The opinion affirmed a prior Court of Claims ruling that EGLE violated Section 45 of the Administrative Procedures Act of 1969, which requires agencies to prepare a regulatory impact statement (RIS) with estimates of how much compliance with proposed rule changes will cost businesses and other groups.
Plaintiff 3M Company, manufacturer of abrasives and consumer-electronics components, sued EGLE for rules regulating permissible levels of per-and polyfluoroalkyl substances (PFAS) in drinking water, which it said didn't account for the total cost of compliance.

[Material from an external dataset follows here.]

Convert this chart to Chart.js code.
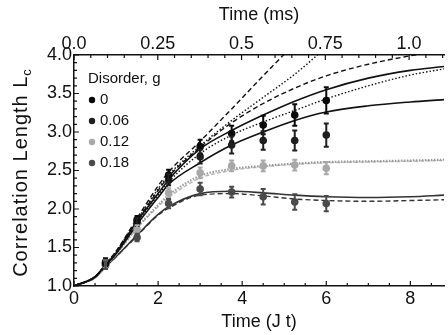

The opinion, authored by Judge Christopher Murray, affirmed that the October 2019 RIS submitted by EGLE did not account for the full extent of the cost to comply with new standards, as it only accounted for drinking water standard changes, and not the resulting changes to groundwater standards.
The RIS identified the primary costs to state and local government units as arising from sampling and monitoring requirements, along with the “installation and operation of treatment systems where PFAS exceeded the maximum contaminant levels.”
Regarding costs imposed on businesses and groups, EGLE addressed only businesses that operated their own water supplies, and estimated a $300 to $600 sampling cost per sample, with $600 estimated if the business or group hired an outside contractor.
A second RIS prepared the next month was revised to recognize that surface water standard changes would also alter the standards for groundwater cleanup, but did not factor that into the updated cost, and the new rules were made effective Aug. 3, 2020.
3M subsequently filed suit seeking declaratory and injunctive relief because EGLE had not fully accounted for all costs estimated to comply with the related groundwater-cleanup standards, arguing that the RIS was deficient, and since EGLE had not complied with requirements, the drinking water rules were invalid.
Murray wrote that the Court of Appeals sided with 3M because “whenever EGLE sets drinking water standards, it is also setting groundwater cleanup criteria.
“Despite this, EGLE refrained from providing compliance cost estimates for the new groundwater cleanup criterion in the RIS it prepared for the new drinking water standards,” Murray wrote, “arguing that … (state law) only requires it to estimate costs of the proposed rule, (and) it only needed to provide a cost estimate for businesses and other groups to comply with the drinking-water rule. It did not need to provide an estimate of the costs that businesses and other groups might incur as a result of the groundwater-cleanup provisions.”
Murray said EGLE’s argument that it was not required to estimate the costs to businesses that would necessarily occur because it lacked the necessary information to make an estimate “does not save the day as the applicable statutory provisions say otherwise.”